WHAT THE TASK ASKS:
Set down only those lines that fall from the line containing "Reproduce this chart with Plotly." through the line containing "0.454, 0.339, 0.292]", unchanged and without pictures.

PROVIDED ENTRIES:
========================

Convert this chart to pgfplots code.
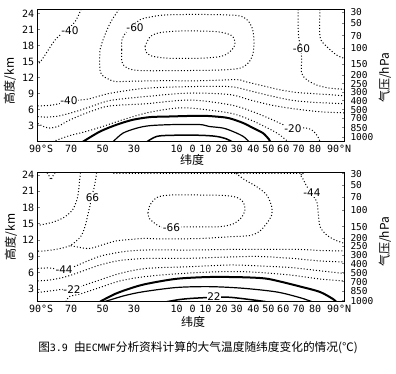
\documentclass[border=0pt]{standalone}
\usepackage{pgfplots}
\pgfplotsset{compat=1.18}
\usepackage{fontspec}
\setmainfont{DejaVu Sans}
\newfontfamily\tickfont{DejaVu Sans Mono}
\newfontfamily\cjk{Noto Sans CJK SC}
\newfontfamily\monofont{DejaVu Sans Mono}
\pgfplotsset{
  panel/.style={
    scale only axis, width=306.3pt,
    xmin=-90, xmax=90,
    axis line style={line width=1pt},
    xtick={-88,-70.4,-51.9,-33.4,-8.3,1.0,8.5,18.1,26.9,36.7,45.5,54.3,63.4,73.0,87.1},
    xticklabels={90°S,70,50,30,10,0,10,20,30,40,50,60,70,80,90°N},
    xtick style={draw=none},
    xtick pos=bottom, ytick pos=left,
    ytick={3,6,9,12,15,18,21,24},
    yticklabels={3,6,9,12,15,18,21,24},
    tick align=inside, major tick length=2.5pt,
    ytick style={line width=0.9pt},
    tick label style={font=\tickfont\fontsize{10}{10}\selectfont},
  },
  rpanel/.style={
    scale only axis, width=306.3pt, xmin=-90, xmax=90,
    hide x axis, axis y line*=right, axis line style={line width=1pt},
    ytick={24.2,22.1,19.85,17.45,14.5,12.4,10.85,9.2,7.65,6.0,4.33,2.6,0.86},
    yticklabels={30,50,70,100,150,200,250,300,400,500,700,850,1000},
    tick align=inside, major tick length=2.5pt, ytick style={line width=0.9pt},
    yticklabel style={font=\tickfont\fontsize{9.5}{9.5}\selectfont, inner sep=0.3pt, xshift=6pt},
  },
}
\tikzset{
  dot/.style={black, line width=1pt, dash pattern=on 1pt off 2.1pt, smooth, tension=0.5},
  sol/.style={black, line width=1.2pt, smooth, tension=0.5},
  solb/.style={black, line width=2pt, smooth, tension=0.5},
  lbl/.style={font=\fontsize{10.5}{11}\selectfont, fill=white, inner sep=0.6pt},
}
\begin{document}
\begin{tikzpicture}[x=1pt,y=1pt]
\useasboundingbox (0,0) rectangle (396,374);
% ================= top panel =================
\begin{axis}[panel, height=132.4pt, ymin=0, ymax=24.76, at={(37.7pt,232.3pt)}, anchor=south west]
% -40 upper left
\addplot[dot] coordinates {(-89.2,14.7)(-87.6,15.3)(-84.5,16.8)(-81.0,18.5)(-78.1,19.6)(-72,21.2)(-68.1,22.4)(-65.1,24.3)(-64.6,24.76)};
% -50
\addplot[dot] coordinates {(-42.2,24.76)(-46.3,22.8)(-49.3,20.9)(-52.2,18.5)(-53.4,17.2)(-53.4,13.4)(-51.6,12.3)(-48.7,11.75)(-44.5,11.25)(-35.8,11.3)(-18.1,11.4)(5.4,11.4)(26.9,11.6)(31.8,11.25)(42.4,10.45)(52.4,9.7)(62.2,9.2)(71.8,9.0)(90,8.6)};
% -60 loop
\addplot[dot] coordinates {(-40.6,17.2)(-40.5,19.0)(-37.5,20.7)(-29.9,22.8)(-24.0,23.3)(-15.2,23.7)(5.4,23.8)(27.1,23.6)(33.0,22.8)(36.0,21.3)(37.1,19.0)(36.6,16.6)(34.2,14.9)(28.9,13.75)(17.1,13.4)(-6.4,13.3)(-29.9,13.3)(-37.5,13.8)(-40.5,14.9)(-40.6,17.2)};
% -70 ellipse
\addplot[dot] coordinates {(-26.9,17.8)(-24.0,19.6)(-18.1,20.4)(-6.4,20.7)(5.4,20.7)(17.1,20.5)(24.2,19.8)(25.9,18.4)(24.2,17.2)(18.3,16.0)(5.4,15.6)(-12.3,15.6)(-22.8,16.0)(-26.4,16.8)(-26.9,17.8)};
% -60 north
\addplot[dot] coordinates {(63.1,24.76)(63.1,20.9)(63.6,19.0)(64.7,17.5)(65.1,15.3)(65.1,12.8)(68.1,11.6)(73.9,10.6)(81.8,10.0)(90,9.8)};
% -70 north
\addplot[dot] coordinates {(75.9,24.76)(75.9,19.6)(79.8,17.8)(85.7,16.2)(90,15.6)};
% -40 lower
\addplot[dot] coordinates {(-90,6.7)(-82.8,6.8)(-75.7,7.2)(-67.5,7.7)(-59.9,8.0)(-47.5,9.05)(-26.4,10.0)(-0.5,10.3)(23.0,10.3)(34.8,9.5)(46.5,8.6)(58.3,7.8)(70.0,7.4)(90,7.1)};
% -30
\addplot[dot] coordinates {(-90,4.7)(-83.9,4.6)(-76.9,4.85)(-68.1,5.6)(-59.3,6.5)(-47.5,7.7)(-26.4,8.45)(-0.5,9.1)(23.0,8.8)(34.8,7.8)(46.5,6.9)(58.3,6.25)(75.9,5.6)(90,5.4)};
% -20
\addplot[dot] coordinates {(-90,3.4)(-86.3,2.8)(-82.8,2.55)(-78.1,2.85)(-72.8,3.8)(-65.1,4.9)(-57.5,5.8)(-47.5,6.7)(-26.4,7.1)(-0.5,7.8)(23.0,6.9)(34.8,5.8)(46.5,4.3)(54.1,3.2)(60,2.4)(67.1,2.6)(71.8,2.05)(74.7,0.9)(75.9,0.0)};
% -10
\addplot[dot] coordinates {(-81.2,0.0)(-71.6,1.1)(-61.6,1.9)(-51.8,2.85)(-40.0,4.1)(-26.4,5.35)(-12.3,6.15)(-0.5,6.3)(23.0,5.35)(34.8,4.1)(43.6,2.8)(51.2,1.5)(57.1,0.0)};
% 0
\addplot[solb] coordinates {(-63.4,0.0)(-53.4,1.9)(-43.4,3.2)(-34.0,4.1)(-24.0,4.6)(-14.0,4.7)(5.4,4.85)(14.8,4.7)(22.4,4.4)(30.7,3.5)(36.6,2.55)(42.4,1.6)(46.0,0.4)(46.5,0.0)};
% 10
\addplot[sol] coordinates {(-45.7,0.0)(-39.9,1.6)(-31.6,2.55)(-24.0,3.0)(-10.5,3.2)(5.4,3.2)(10.7,2.85)(18.9,2.55)(24.8,1.9)(30.7,1.0)(34.2,0.0)};
% 20
\addplot[sol, line width=1.5pt] coordinates {(-25.8,0.0)(-19.9,1.0)(-10.5,1.2)(5.4,1.2)(14.8,1.0)(20.7,0.55)(24.2,0.0)};
\node[lbl] at (axis cs:-71.0,20.75) {-40};
\node[lbl] at (axis cs:-32.8,21.4) {-60};
\node[lbl] at (axis cs:65,17.4) {-60};
\node[lbl] at (axis cs:-71.6,7.65) {-40};
\node[lbl] at (axis cs:60,2.4) {-20};
\end{axis}
\begin{axis}[rpanel, height=132.4pt, ymin=0, ymax=24.76, at={(37.7pt,232.3pt)}, anchor=south west]
\end{axis}
% ================= bottom panel =================
\begin{axis}[panel, height=129pt, ymin=0.66, ymax=24.42, at={(37.7pt,72.3pt)}, anchor=south west]
% tiny loop top-left
\addplot[dot] coordinates {(-84.5,24.42)(-83.1,23.72)(-82.2,23.1)(-81.3,23.72)(-79.8,24.42)};
% L1
\addplot[dot] coordinates {(-64.85,24.42)(-65.55,22.5)(-66.5,20.0)(-69.25,17.7)(-74.5,16.2)(-81.6,15.25)(-86.9,14.9)(-90,14.7)};
% L2 (labelled 66)
\addplot[dot] coordinates {(-55.4,24.42)(-56.0,23.08)(-56.9,21.6)(-58.4,19.85)(-59.3,18.3)(-60.7,16.45)(-62.2,14.5)(-64.85,12.6)(-71.0,11.0)(-79.2,10.3)(-86.9,10.0)(-90,9.96)};
% -44 top/right
\addplot[dot] coordinates {(-45.6,24.29)(5.4,24.29)(62.4,24.29)(64.15,24.0)(65.7,23.4)(67.7,22.15)(70.6,20.7)(74.0,19.08)(74.9,16.94)(75.9,14.48)(79.8,12.95)(84.7,12.03)(90,11.42)};
% -55 outer
\addplot[dot] coordinates {(26.5,24.29)(31.8,23.08)(38.7,21.84)(44.6,20.31)(47.5,18.16)(47.5,16.63)(44.6,15.1)(40.6,13.68)(34.8,12.85)(23.0,12.63)(5.4,12.3)(-18.1,12.21)(-26.4,12.34)(-35.8,12.12)(-44.0,11.84)(-50.4,11.29)(-59.3,10.46)(-66,10.7)(-71.0,11.0)};
% -66 inner loop
\addplot[dot] coordinates {(-25.2,17.0)(-24.0,18.47)(-19.9,19.85)(-12.3,20.31)(5.4,20.31)(20.1,20.22)(27.1,19.85)(30.7,19.02)(31.8,17.55)(29.5,16.08)(24.8,14.97)(17.1,14.48)(5.4,14.42)(-6.4,14.42)(-13.4,14.33)(-18.1,14.48)(-22.2,15.34)(-24.6,16.08)(-25.2,17.0)};
% -44 lower
\addplot[dot] coordinates {(-90,6.78)(-82.8,6.87)(-74.5,6.5)(-66.3,7.42)(-59.3,8.34)(-51.8,9.17)(-38.7,9.91)(-26.4,10.18)(-0.5,10.18)(23.0,10.28)(40.6,10.28)(64.2,10.28)(75.9,10.09)(90,10.0)};
% -33
\addplot[dot] coordinates {(-90,4.48)(-82.8,4.66)(-74.0,5.21)(-65.1,6.13)(-53.4,7.42)(-41.7,8.25)(-26.4,8.62)(-0.5,8.66)(23.0,8.9)(40.6,8.99)(60.0,8.62)(75.9,8.16)(90,7.97)};
% -22
\addplot[dot] coordinates {(-90,2.36)(-82.8,2.63)(-75.7,2.91)(-69.8,2.82)(-64.0,3.55)(-53.4,4.66)(-41.7,5.86)(-26.4,6.78)(-0.5,7.11)(23.0,7.42)(40.6,7.24)(58.3,6.96)(71.8,6.5)(90,5.86)};
% -11
\addplot[dot] coordinates {(-73.4,0.66)(-71.6,1.58)(-65.1,2.08)(-53.4,3.28)(-41.7,4.48)(-26.4,5.3)(-0.5,5.95)(23.0,6.22)(40.6,6.04)(58.3,5.58)(75.9,4.84)(90,4.48)};
% 0
\addplot[solb] coordinates {(-53.4,0.66)(-44.6,2.08)(-35.8,3.09)(-26.4,3.92)(-8.3,4.88)(11.3,5.21)(30.7,5.16)(43.6,4.94)(52.4,4.38)(64.2,3.46)(75.9,2.45)(83.5,1.16)(85.3,0.66)};
% 11
\addplot[sol] coordinates {(-51.0,0.66)(-47.5,0.98)(-38.7,1.8)(-27.9,2.5)(-8.3,3.28)(11.3,3.43)(30.8,3.13)(50.5,2.45)(64.2,1.4)(71.2,0.66)};
% 22
\addplot[sol, line width=1.5pt] coordinates {(-14.2,0.66)(-6.4,1.07)(1.4,1.29)(13.6,1.47)(23.0,1.47)(36.7,0.98)(44.2,0.66)};
\node[lbl] at (axis cs:-57.8,19.85) {66};
\node[lbl] at (axis cs:-11.4,14.33) {-66};
\node[lbl] at (axis cs:71.2,20.7) {-44};
\node[lbl] at (axis cs:-74.5,6.5) {-44};
\node[lbl] at (axis cs:-69.8,2.82) {-22};
\node[lbl] at (axis cs:13.6,1.6) {22};
\end{axis}
\begin{axis}[rpanel, height=129pt, ymin=0.66, ymax=24.42, at={(37.7pt,72.3pt)}, anchor=south west]
\end{axis}
% ================= labels =================
\node[font=\cjk\fontsize{12}{12}\selectfont] at (192pt,214pt) {纬度};
\node[font=\cjk\fontsize{12}{12}\selectfont] at (193pt,52pt) {纬度};
\node[font=\cjk\fontsize{12}{12}\selectfont, rotate=90] at (10pt,293pt) {高度/km};
\node[font=\cjk\fontsize{12}{12}\selectfont, rotate=90] at (11pt,137pt) {高度/km};
\node[font=\cjk\fontsize{12}{12}\selectfont, rotate=90] at (385pt,296pt) {气压/hPa};
\node[font=\cjk\fontsize{12}{12}\selectfont, rotate=90] at (385pt,132pt) {气压/hPa};
\node[font=\cjk\fontsize{11.7}{12}\selectfont] at (198pt,26pt) {图{\monofont\fontsize{10}{12}\selectfont 3.9 }由{\monofont\fontsize{10}{12}\selectfont ECMWF}分析资料计算的大气温度随纬度变化的情况(℃)};
\end{tikzpicture}
\end{document}
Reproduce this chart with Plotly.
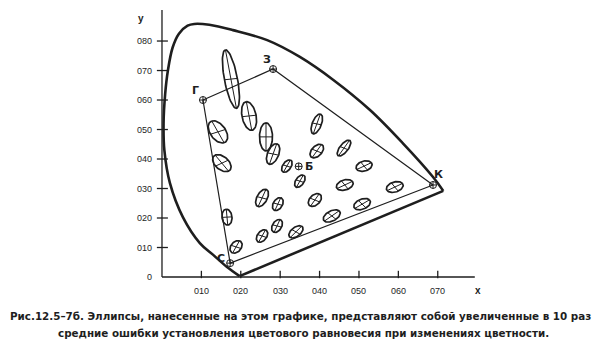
import numpy as np
import plotly.graph_objects as go

# ---- data (chromaticity x, y) ----
locus_x = [0.197, 0.165, 0.130, 0.096, 0.053, 0.020, 0.006, 0.004, 0.008, 0.015,
           0.027, 0.043, 0.065, 0.082, 0.120, 0.180, 0.267, 0.350, 0.435, 0.528,
           0.611, 0.688, 0.714]
locus_y = [0.003, 0.034, 0.075, 0.115, 0.203, 0.319, 0.430, 0.520, 0.620, 0.700,
           0.778, 0.825, 0.852, 0.858, 0.855, 0.837, 0.803, 0.746, 0.668, 0.566,
           0.454, 0.339, 0.292]

pt_names = ["Г", "З", "К", "С"]
pt_x = [0.104, 0.282, 0.688, 0.173]
pt_y = [0.600, 0.705, 0.312, 0.047]

b_name = "Б"
b_x = [0.347]
b_y = [0.375]

# ellipses: centre, semi-major, semi-minor, angle of major axis (deg)
ell_x = [0.175, 0.221, 0.264, 0.282, 0.142, 0.152, 0.165, 0.188, 0.317, 0.350,
         0.254, 0.294, 0.254, 0.292, 0.340, 0.388, 0.431, 0.393, 0.462, 0.393,
         0.513, 0.464, 0.591, 0.508]
ell_y = [0.671, 0.546, 0.475, 0.417, 0.492, 0.386, 0.203, 0.102, 0.376, 0.325,
         0.268, 0.247, 0.139, 0.173, 0.153, 0.261, 0.207, 0.519, 0.437, 0.427,
         0.376, 0.312, 0.305, 0.247]
ell_a = [0.100, 0.049, 0.0475, 0.036, 0.040, 0.032, 0.027, 0.0224, 0.0224, 0.0224,
         0.031, 0.0228, 0.0224, 0.0228, 0.024, 0.0235, 0.0256, 0.0347, 0.0298, 0.0251,
         0.0217, 0.023, 0.023, 0.0236]
ell_b = [0.0167, 0.018, 0.0165, 0.0146, 0.0207, 0.019, 0.0127, 0.0139, 0.0111, 0.0111,
         0.0136, 0.0122, 0.0125, 0.0122, 0.0135, 0.0142, 0.0157, 0.0119, 0.0114, 0.0142,
         0.0163, 0.0163, 0.0163, 0.016]
ell_ang = [98, 98, 90, 75, 113, 122, 94, 67, 67, 67,
           71, 71, 67, 71, 53, 62, 43, 75, 62, 62,
           32, 32, 32, 38]

x_ticks = [0.1, 0.2, 0.3, 0.4, 0.5, 0.6, 0.7]
x_tick_labels = ["010", "020", "030", "040", "050", "060", "070"]
y_ticks = [0.1, 0.2, 0.3, 0.4, 0.5, 0.6, 0.7, 0.8]
y_tick_labels = ["010", "020", "030", "040", "050", "060", "070", "080"]

caption1 = "Рис.12.5–7б. Эллипсы, нанесенные на этом графике, представляют собой увеличенные в 10 раз"
caption2 = "средние ошибки установления цветового равновесия при изменениях цветности."

INK = "#1e1e1e"
fig = go.Figure()

def add_line(xs, ys, width, shape="linear"):
    fig.add_trace(go.Scatter(x=xs, y=ys, mode="lines",
                             line=dict(color=INK, width=width, shape=shape),
                             showlegend=False, hoverinfo="skip"))

# axes
add_line([0, 0.794], [0, 0], 1.3)
add_line([0, 0], [0, 0.905], 1.3)
tx, ty = [], []
for v in x_ticks:
    tx += [v, v, None]; ty += [-0.004, 0.021, None]
for v in y_ticks:
    tx += [-0.013, 0.015, None]; ty += [v, v, None]
add_line(tx, ty, 1.3)

# spectral locus
add_line(locus_x, locus_y, 2.6, "spline")
add_line([locus_x[-1], locus_x[0]], [locus_y[-1], locus_y[0]], 2.6)

# triangle Г-З-К-С
add_line(pt_x + [pt_x[0]], pt_y + [pt_y[0]], 1.2)

# ellipses
t = np.linspace(0, 2 * np.pi, 72)
ex, ey, cx_, cy_ = [], [], [], []
for x0, y0, a, b, ang in zip(ell_x, ell_y, ell_a, ell_b, ell_ang):
    th = np.deg2rad(ang)
    c, s = np.cos(th), np.sin(th)
    xs = x0 + a * np.cos(t) * c - b * np.sin(t) * s
    ys = y0 + a * np.cos(t) * s + b * np.sin(t) * c
    ex += list(xs) + [None]; ey += list(ys) + [None]
    cx_ += [x0 - a * c, x0 + a * c, None, x0 + b * s, x0 - b * s, None]
    cy_ += [y0 - a * s, y0 + a * s, None, y0 - b * c, y0 + b * c, None]
add_line(ex, ey, 1.7)
add_line(cx_, cy_, 1.0)

# points
fig.add_trace(go.Scatter(x=pt_x + b_x, y=pt_y + b_y, mode="markers",
                         marker=dict(symbol="circle-cross-open", size=7,
                                     color=INK, line=dict(width=1, color=INK)),
                         showlegend=False, hoverinfo="skip", cliponaxis=False))

lab_font = dict(family="DejaVu Sans", size=11, color=INK)
shifts = [(-7, 10), (-6, 10), (5, 10), (-9, 5)]
for name, x, y, (dx, dy) in zip(pt_names, pt_x, pt_y, shifts):
    fig.add_annotation(x=x, y=y, text="<b>" + name + "</b>", showarrow=False,
                       xshift=dx, yshift=dy, font=lab_font)
fig.add_annotation(x=b_x[0], y=b_y[0], text="<b>" + b_name + "</b>", showarrow=False,
                   xshift=10, yshift=0, font=lab_font)

tick_font = dict(family="Liberation Sans", size=9, color=INK)
for v, lab in zip(x_ticks, x_tick_labels):
    fig.add_annotation(x=v, y=0, text=lab, showarrow=False, yshift=-14, font=tick_font)
for v, lab in zip(y_ticks, y_tick_labels):
    fig.add_annotation(x=0, y=v, text=lab, showarrow=False, xanchor="right",
                       xshift=-8, font=tick_font)
fig.add_annotation(x=0, y=0, text="0", showarrow=False, xanchor="right",
                   xshift=-8, font=tick_font)
fig.add_annotation(x=0.802, y=0, text="<b>x</b>", showarrow=False, yshift=-14,
                   font=dict(family="Liberation Sans", size=10, color=INK))
fig.add_annotation(x=-0.054, y=0.875, text="<b>y</b>", showarrow=False,
                   font=dict(family="Liberation Sans", size=10, color=INK))

cap_font = dict(family="DejaVu Sans", size=10.35, color=INK)
fig.add_annotation(xref="paper", yref="paper", x=0.4737, y=-0.055, text="<b>" + caption1 + "</b>",
                   showarrow=False, font=cap_font, yanchor="middle")
fig.add_annotation(xref="paper", yref="paper", x=0.484, y=-0.113, text="<b>" + caption2 + "</b>",
                   showarrow=False, font=cap_font, yanchor="middle")

# page body has an 8px default margin, so the figure is 592x348
fig.update_layout(
    width=592, height=348,
    margin=dict(l=112, r=100, t=0, b=56),
    paper_bgcolor="white", plot_bgcolor="white",
    xaxis=dict(range=[-0.1066, 0.858], visible=False, fixedrange=True),
    yaxis=dict(range=[-0.078, 0.912], visible=False, fixedrange=True),
)
fig.write_html("out.html")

========================

WORKED ANSWER:
Reproduce this chart with Plotly.
import numpy as np
import plotly.graph_objects as go

# ---- data (chromaticity x, y) ----
locus_x = [0.197, 0.165, 0.130, 0.096, 0.053, 0.020, 0.006, 0.004, 0.008, 0.015,
           0.027, 0.043, 0.065, 0.082, 0.120, 0.180, 0.267, 0.350, 0.435, 0.528,
           0.611, 0.688, 0.714]
locus_y = [0.003, 0.034, 0.075, 0.115, 0.203, 0.319, 0.430, 0.520, 0.620, 0.700,
           0.778, 0.825, 0.852, 0.858, 0.855, 0.837, 0.803, 0.746, 0.668, 0.566,
           0.454, 0.339, 0.292]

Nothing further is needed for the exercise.